I’ve visited many of the world’s great racecourses – from Cheltenham and Ascot to Longchamp in Paris, Flemington in Melbourne and Santa Anita in California. But I can honestly say that, in terms of sheer spectacle and atmosphere, I have never been anywhere that quite matches Happy Valley in Hong Kong.
There are two racetracks in the former crown colony and the best known is Sha Tin in the New Territories. Big and ultra-modern with a capacity crowd of 85,000, Sha Tin is home to the prestigious and hugely valuable Longines international races each December, and the racing there every Sunday during the Hong Kong season between September and July is always top drawer. But so vast are the grandstands that sometimes it feels as if you are watching racing in the suburban Chinese equivalent of Twickenham. By contrast, Happy Valley is wholly and uniquely urban, situated right in the heart of the Central district of Hong Kong Island. Imagine a racecourse sitting in the middle of St James’s Park, overlooked on all sides by tall apartment buildings and skyscrapers, and pulsating with all the speculative energy and excitement of the City of London, and you have an idea of what Happy Valley is like.
Today the British-built 1845 racecourse holds approximately 40 meetings a season, with racing taking place on Wednesday evenings under floodlights and catering to the local population’s passionate enthusiasm for gambling. Even at relatively low-key midweek fixtures the betting turnover has been known to exceed HK$1bn (about £101.5m), which helps to explain why the Hong Kong Jockey Club contributed approximately HK$22.6bn (about £2.3bn) in tax revenues in 2017/18 and donated a further HK$4.2bn (about £405.9m) to 222 charitable and community projects.

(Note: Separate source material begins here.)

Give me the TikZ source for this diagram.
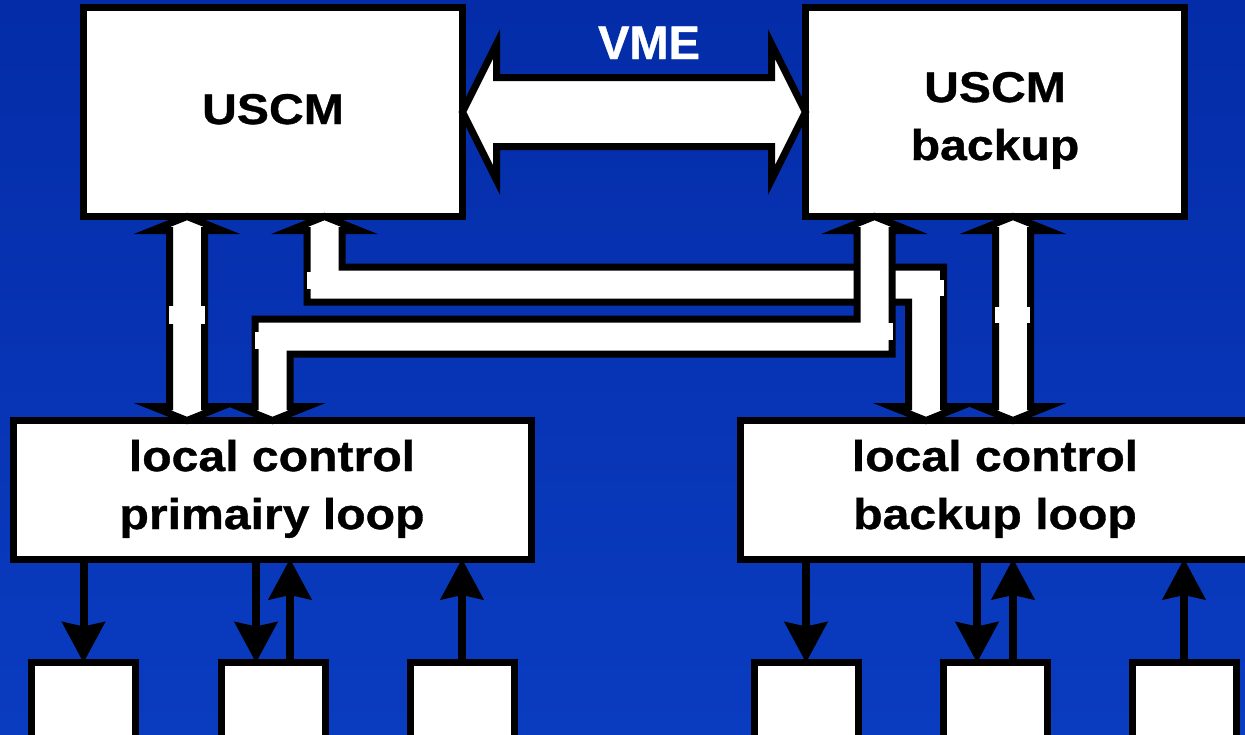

Basic admission to the racecourse is less than £2 a head, with high rollers watching the action from private boxes and luxurious dining rooms high up on the seventh and eighth floors. But I recommend joining the general throng of expatriate and local Chinese racegoers along the rails down below. It’s loud and exuberant with live music and and street food from the numerous pop-up stalls, including my favourite fresh fish fry barbecues. You will see Cantonese gamblers poring over their form sheets, fingering the lucky charms around their necks as the horses thunder past and either cursing their luck or whooping with joy at the outcome. It’s horse racing as it might have been envisaged by Graham Greene or Paul Theroux, and a thrilling experience.
Thanks to an agreement with the Hong Kong Jockey Club, UK punters can now access Hong Kong’s Tote betting pools – which are the biggest in the world with huge liquidity – through most British bookmakers.